We all, I suspect, have our own favourite Christmas hymn. I can never hear ‘O Little town of Bethlehem’ without a tear coming to my eye. It captures something of the wonder of the event we are celebrating. Into a perfectly ordinary scene comes something – and someone – extraordinary. It is hard, in our urbanised, Western society, to imagine the darkness of an unlit street, but if you have an idea of it in your imagination, that, too, captures the vivid contrast between the darkness and the light. It is an image that always has relevance in this fallen world, but perhaps more so than usual in a year which has seen so much hardship for so many. There are times the darkness overwhelms us. There is, in all of us, a little of the Whig historian – that is the expectation that on the whole things get better across time. For those of us born in the decade after the end of the Second World War, that almost became the expectation. The ‘good guys’ were going to win and the ‘bad guys’ were on the losing side of history. So deeply embedded was this belief that it made contrarian attitudes almost de rigeur to some people; it at least added some salt to an otherwise bland meal. I still suspect that some of the leading Tory Brexiteers only meant to ‘blow the bloody doors off’ – but instead found, as in The Italian job that they’d blown the whole car up.

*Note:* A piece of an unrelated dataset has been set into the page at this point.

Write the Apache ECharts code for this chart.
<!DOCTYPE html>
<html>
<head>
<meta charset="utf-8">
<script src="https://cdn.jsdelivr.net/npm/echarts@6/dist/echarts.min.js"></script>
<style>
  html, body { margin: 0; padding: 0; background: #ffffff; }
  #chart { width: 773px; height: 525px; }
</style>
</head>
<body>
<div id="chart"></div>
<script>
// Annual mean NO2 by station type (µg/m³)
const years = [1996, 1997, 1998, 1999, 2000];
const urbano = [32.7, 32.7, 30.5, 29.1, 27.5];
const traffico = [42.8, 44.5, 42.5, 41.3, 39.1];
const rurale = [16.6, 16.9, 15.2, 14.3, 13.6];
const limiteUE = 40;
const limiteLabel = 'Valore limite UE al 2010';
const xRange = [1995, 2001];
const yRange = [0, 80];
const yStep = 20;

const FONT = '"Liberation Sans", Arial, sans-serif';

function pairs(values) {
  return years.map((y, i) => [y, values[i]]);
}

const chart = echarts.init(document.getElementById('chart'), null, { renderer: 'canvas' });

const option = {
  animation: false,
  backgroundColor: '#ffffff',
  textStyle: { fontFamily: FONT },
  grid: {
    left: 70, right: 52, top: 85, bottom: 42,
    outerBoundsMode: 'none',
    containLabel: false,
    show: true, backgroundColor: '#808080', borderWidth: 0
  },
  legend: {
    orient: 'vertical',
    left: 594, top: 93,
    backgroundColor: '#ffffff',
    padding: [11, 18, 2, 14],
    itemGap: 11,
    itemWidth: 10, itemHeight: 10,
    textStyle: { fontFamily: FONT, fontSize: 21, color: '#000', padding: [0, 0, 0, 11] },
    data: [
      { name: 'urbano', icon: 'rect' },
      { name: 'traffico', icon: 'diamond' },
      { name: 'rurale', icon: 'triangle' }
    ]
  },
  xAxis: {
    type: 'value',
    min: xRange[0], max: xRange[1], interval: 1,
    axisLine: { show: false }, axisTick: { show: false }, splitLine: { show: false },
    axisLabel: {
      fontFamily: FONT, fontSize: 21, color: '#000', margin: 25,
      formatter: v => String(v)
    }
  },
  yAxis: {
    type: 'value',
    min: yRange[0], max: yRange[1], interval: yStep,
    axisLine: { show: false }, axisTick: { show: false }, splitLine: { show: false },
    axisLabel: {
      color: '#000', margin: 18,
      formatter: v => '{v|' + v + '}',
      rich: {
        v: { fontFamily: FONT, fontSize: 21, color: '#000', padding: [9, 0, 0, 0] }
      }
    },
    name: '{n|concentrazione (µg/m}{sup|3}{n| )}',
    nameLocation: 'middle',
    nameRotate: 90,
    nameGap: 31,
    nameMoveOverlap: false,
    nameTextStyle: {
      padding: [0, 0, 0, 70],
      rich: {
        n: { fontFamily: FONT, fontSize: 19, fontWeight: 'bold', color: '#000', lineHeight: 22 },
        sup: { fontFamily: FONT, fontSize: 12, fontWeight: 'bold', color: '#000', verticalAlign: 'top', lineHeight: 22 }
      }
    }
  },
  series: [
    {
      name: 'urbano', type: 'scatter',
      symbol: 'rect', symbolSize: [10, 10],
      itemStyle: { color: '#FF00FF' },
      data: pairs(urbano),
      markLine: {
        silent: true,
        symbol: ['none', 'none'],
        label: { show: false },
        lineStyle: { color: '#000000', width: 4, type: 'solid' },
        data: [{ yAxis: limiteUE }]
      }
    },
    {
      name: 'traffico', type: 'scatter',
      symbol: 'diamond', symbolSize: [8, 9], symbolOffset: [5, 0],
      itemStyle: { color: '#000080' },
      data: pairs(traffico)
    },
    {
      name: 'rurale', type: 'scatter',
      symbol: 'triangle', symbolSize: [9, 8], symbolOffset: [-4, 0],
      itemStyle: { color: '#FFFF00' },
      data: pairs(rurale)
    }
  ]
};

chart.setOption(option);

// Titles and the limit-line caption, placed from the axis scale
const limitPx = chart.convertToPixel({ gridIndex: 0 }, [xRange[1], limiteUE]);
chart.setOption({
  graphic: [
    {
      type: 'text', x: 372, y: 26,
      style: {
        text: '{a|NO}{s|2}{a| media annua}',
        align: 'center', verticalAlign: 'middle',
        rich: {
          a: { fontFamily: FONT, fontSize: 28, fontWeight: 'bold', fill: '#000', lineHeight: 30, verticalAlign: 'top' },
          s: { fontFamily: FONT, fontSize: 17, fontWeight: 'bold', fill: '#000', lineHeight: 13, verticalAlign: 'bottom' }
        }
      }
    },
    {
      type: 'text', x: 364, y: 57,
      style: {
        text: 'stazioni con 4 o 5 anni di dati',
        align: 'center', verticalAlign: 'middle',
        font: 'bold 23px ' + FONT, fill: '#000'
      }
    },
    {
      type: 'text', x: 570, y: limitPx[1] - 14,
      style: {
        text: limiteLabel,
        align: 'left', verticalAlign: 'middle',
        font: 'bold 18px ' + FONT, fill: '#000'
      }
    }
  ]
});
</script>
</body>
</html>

Well, the dye is cast, and we shall have to see how things go. Except here, and in the USA with President-elect Trump, there are those liberals who refuse to accept the verdict of the electorate. One can only imagine their own reaction to conservatives who had behaved as they are behaving. Our democracies stand on a precipice when those who see themselves as the well-educated elite decide that those who voted another way are so stupid that their verdict can be set aside. This is not how constitutional democracies work, and if it continues, then the consequences are clear enough; democracy will collapse. History does not have a teleology, liberal democracy is no more its destined end than is a theocracy or dictatorship. For Christians, the only end that is destined is that He will come in Glory to judge the living and the dead; however, no one but the Father knows when that time will be.

In the meantime He has not left us without guidance. Whether you believe the Christian message or not, Christ’s words, if followed, offer a better way of being in this world than any other. If we cannot bring ourselves to love God, then we can bring ourselves to love our neighbour as ourself, and we can treat all other human beings with the respect with which we expect to be treated. Whether we take a metaphysical point of view of not, most of us know there is more to this world than can be measured or weighed by us. We have, most of us, known love and given it, and we have, in that, some sense of what it might mean to say that God is love. Love, as St Paul noted long ago, is not selfish and brings out the best in us. Whether we believe in God or not, we can all try to tend in this direction; God simply offers the best explanation of why, despite our best efforts, we cannot do this without assistance.

To a world of darkness, where the darkness seems to deepen, there is one Light. So, as Advent ends and Christmas begins, let us welcome the Christ-child into our hearts, and let us resolve to do our part in spreading peace and goodwill.